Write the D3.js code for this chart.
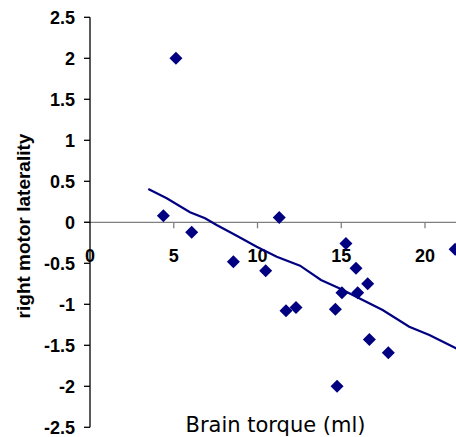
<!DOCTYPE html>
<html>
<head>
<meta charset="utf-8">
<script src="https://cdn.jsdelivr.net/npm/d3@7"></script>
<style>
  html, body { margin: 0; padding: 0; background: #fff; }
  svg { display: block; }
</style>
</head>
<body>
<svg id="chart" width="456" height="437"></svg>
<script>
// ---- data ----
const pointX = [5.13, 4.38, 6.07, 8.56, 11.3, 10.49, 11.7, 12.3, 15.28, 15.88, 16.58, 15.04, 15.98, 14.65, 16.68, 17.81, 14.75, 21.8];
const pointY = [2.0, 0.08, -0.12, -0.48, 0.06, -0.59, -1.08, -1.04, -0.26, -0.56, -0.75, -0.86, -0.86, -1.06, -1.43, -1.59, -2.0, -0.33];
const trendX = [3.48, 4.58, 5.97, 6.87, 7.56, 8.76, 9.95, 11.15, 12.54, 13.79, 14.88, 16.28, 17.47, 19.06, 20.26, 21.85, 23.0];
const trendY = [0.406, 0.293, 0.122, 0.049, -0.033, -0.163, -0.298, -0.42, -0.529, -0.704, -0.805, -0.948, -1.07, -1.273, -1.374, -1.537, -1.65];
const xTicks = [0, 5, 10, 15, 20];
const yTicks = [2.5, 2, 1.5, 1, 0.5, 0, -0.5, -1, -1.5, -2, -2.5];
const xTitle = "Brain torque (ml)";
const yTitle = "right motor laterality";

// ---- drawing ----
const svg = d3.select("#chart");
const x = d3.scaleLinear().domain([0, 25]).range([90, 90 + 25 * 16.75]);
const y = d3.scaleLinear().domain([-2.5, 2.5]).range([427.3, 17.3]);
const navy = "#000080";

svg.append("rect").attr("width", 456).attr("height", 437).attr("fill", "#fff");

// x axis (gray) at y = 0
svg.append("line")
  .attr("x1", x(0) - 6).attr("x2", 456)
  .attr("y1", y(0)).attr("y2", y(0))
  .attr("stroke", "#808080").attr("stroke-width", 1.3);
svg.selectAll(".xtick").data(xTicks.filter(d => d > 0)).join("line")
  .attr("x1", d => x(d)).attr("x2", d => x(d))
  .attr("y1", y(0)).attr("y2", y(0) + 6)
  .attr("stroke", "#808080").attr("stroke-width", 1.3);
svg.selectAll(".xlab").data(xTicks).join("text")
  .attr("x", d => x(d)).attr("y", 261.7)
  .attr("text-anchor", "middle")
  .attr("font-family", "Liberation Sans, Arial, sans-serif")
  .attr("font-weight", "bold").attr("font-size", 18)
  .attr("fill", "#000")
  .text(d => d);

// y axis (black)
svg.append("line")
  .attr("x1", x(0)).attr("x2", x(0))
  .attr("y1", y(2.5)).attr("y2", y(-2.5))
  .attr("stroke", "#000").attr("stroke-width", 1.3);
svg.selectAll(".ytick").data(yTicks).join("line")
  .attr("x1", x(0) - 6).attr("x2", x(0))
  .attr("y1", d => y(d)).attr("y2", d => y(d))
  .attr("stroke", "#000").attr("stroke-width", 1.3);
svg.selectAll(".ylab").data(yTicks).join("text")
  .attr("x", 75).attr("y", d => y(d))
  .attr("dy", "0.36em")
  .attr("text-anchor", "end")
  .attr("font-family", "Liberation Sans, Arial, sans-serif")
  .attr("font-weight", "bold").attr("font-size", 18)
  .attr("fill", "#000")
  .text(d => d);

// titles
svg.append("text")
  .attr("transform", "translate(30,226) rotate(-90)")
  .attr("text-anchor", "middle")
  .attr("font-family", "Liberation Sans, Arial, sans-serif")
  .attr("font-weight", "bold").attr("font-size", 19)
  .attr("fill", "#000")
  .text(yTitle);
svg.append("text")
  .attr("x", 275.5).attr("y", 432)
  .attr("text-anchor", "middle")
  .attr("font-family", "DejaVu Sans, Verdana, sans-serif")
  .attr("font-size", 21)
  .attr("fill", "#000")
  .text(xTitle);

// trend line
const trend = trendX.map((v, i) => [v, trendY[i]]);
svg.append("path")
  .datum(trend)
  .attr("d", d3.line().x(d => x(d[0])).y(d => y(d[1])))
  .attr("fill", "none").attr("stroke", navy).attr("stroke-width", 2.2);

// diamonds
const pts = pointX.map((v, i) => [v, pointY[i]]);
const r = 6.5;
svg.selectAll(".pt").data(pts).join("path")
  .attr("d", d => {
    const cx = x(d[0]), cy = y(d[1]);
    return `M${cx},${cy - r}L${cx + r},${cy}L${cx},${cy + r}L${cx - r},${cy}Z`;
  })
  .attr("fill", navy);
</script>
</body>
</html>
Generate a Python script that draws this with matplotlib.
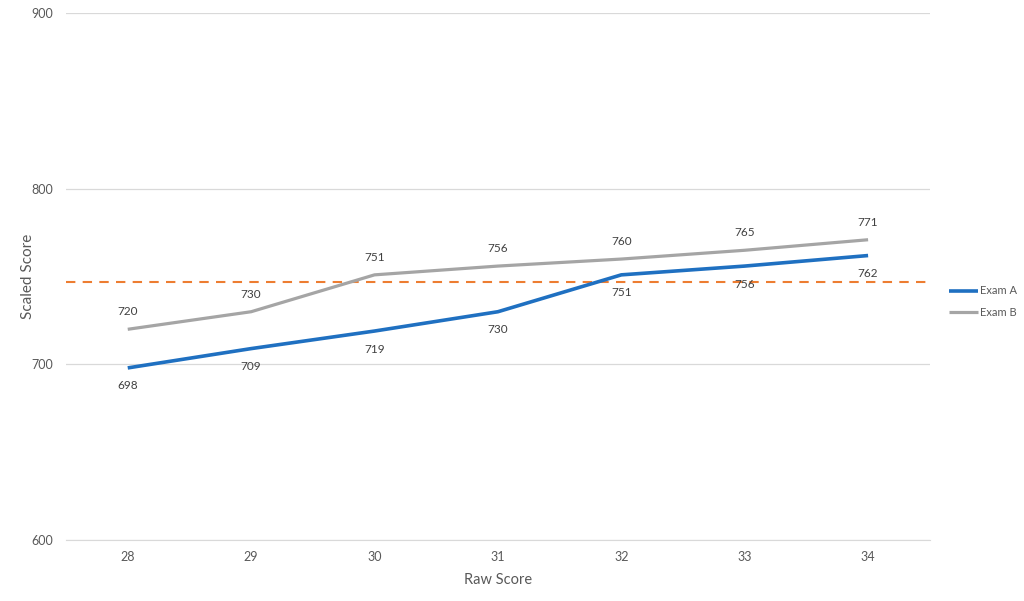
════════════════════
— Objective —
Replicate the material above verbatim; images stay out of the copy.

— Exercise response —
Write the D3.js code for this chart.
<!DOCTYPE html>
<html>
<head>
<meta charset="utf-8">
<script src="https://cdn.jsdelivr.net/npm/d3@7"></script>
<style>
  html, body { margin: 0; padding: 0; background: #fff; }
  svg { display: block; }
</style>
</head>
<body>
<svg id="chart" width="456" height="437"></svg>
<script>
// ---- data ----
const pointX = [5.13, 4.38, 6.07, 8.56, 11.3, 10.49, 11.7, 12.3, 15.28, 15.88, 16.58, 15.04, 15.98, 14.65, 16.68, 17.81, 14.75, 21.8];
const pointY = [2.0, 0.08, -0.12, -0.48, 0.06, -0.59, -1.08, -1.04, -0.26, -0.56, -0.75, -0.86, -0.86, -1.06, -1.43, -1.59, -2.0, -0.33];
const trendX = [3.48, 4.58, 5.97, 6.87, 7.56, 8.76, 9.95, 11.15, 12.54, 13.79, 14.88, 16.28, 17.47, 19.06, 20.26, 21.85, 23.0];
const trendY = [0.406, 0.293, 0.122, 0.049, -0.033, -0.163, -0.298, -0.42, -0.529, -0.704, -0.805, -0.948, -1.07, -1.273, -1.374, -1.537, -1.65];
const xTicks = [0, 5, 10, 15, 20];
const yTicks = [2.5, 2, 1.5, 1, 0.5, 0, -0.5, -1, -1.5, -2, -2.5];
const xTitle = "Brain torque (ml)";
const yTitle = "right motor laterality";

// ---- drawing ----
const svg = d3.select("#chart");
const x = d3.scaleLinear().domain([0, 25]).range([90, 90 + 25 * 16.75]);
const y = d3.scaleLinear().domain([-2.5, 2.5]).range([427.3, 17.3]);
const navy = "#000080";

svg.append("rect").attr("width", 456).attr("height", 437).attr("fill", "#fff");

// x axis (gray) at y = 0
svg.append("line")
  .attr("x1", x(0) - 6).attr("x2", 456)
  .attr("y1", y(0)).attr("y2", y(0))
  .attr("stroke", "#808080").attr("stroke-width", 1.3);
svg.selectAll(".xtick").data(xTicks.filter(d => d > 0)).join("line")
  .attr("x1", d => x(d)).attr("x2", d => x(d))
  .attr("y1", y(0)).attr("y2", y(0) + 6)
  .attr("stroke", "#808080").attr("stroke-width", 1.3);
svg.selectAll(".xlab").data(xTicks).join("text")
  .attr("x", d => x(d)).attr("y", 261.7)
  .attr("text-anchor", "middle")
  .attr("font-family", "Liberation Sans, Arial, sans-serif")
  .attr("font-weight", "bold").attr("font-size", 18)
  .attr("fill", "#000")
  .text(d => d);

// y axis (black)
svg.append("line")
  .attr("x1", x(0)).attr("x2", x(0))
  .attr("y1", y(2.5)).attr("y2", y(-2.5))
  .attr("stroke", "#000").attr("stroke-width", 1.3);
svg.selectAll(".ytick").data(yTicks).join("line")
  .attr("x1", x(0) - 6).attr("x2", x(0))
  .attr("y1", d => y(d)).attr("y2", d => y(d))
  .attr("stroke", "#000").attr("stroke-width", 1.3);
svg.selectAll(".ylab").data(yTicks).join("text")
  .attr("x", 75).attr("y", d => y(d))
  .attr("dy", "0.36em")
  .attr("text-anchor", "end")
  .attr("font-family", "Liberation Sans, Arial, sans-serif")
  .attr("font-weight", "bold").attr("font-size", 18)
  .attr("fill", "#000")
  .text(d => d);

// titles
svg.append("text")
  .attr("transform", "translate(30,226) rotate(-90)")
  .attr("text-anchor", "middle")
  .attr("font-family", "Liberation Sans, Arial, sans-serif")
  .attr("font-weight", "bold").attr("font-size", 19)
  .attr("fill", "#000")
  .text(yTitle);
svg.append("text")
  .attr("x", 275.5).attr("y", 432)
  .attr("text-anchor", "middle")
  .attr("font-family", "DejaVu Sans, Verdana, sans-serif")
  .attr("font-size", 21)
  .attr("fill", "#000")
  .text(xTitle);

// trend line
const trend = trendX.map((v, i) => [v, trendY[i]]);
svg.append("path")
  .datum(trend)
  .attr("d", d3.line().x(d => x(d[0])).y(d => y(d[1])))
  .attr("fill", "none").attr("stroke", navy).attr("stroke-width", 2.2);

// diamonds
const pts = pointX.map((v, i) => [v, pointY[i]]);
const r = 6.5;
svg.selectAll(".pt").data(pts).join("path")
  .attr("d", d => {
    const cx = x(d[0]), cy = y(d[1]);
    return `M${cx},${cy - r}L${cx + r},${cy}L${cx},${cy + r}L${cx - r},${cy}Z`;
  })
  .attr("fill", navy);
</script>
</body>
</html>
Generate a Python script that draws this with matplotlib.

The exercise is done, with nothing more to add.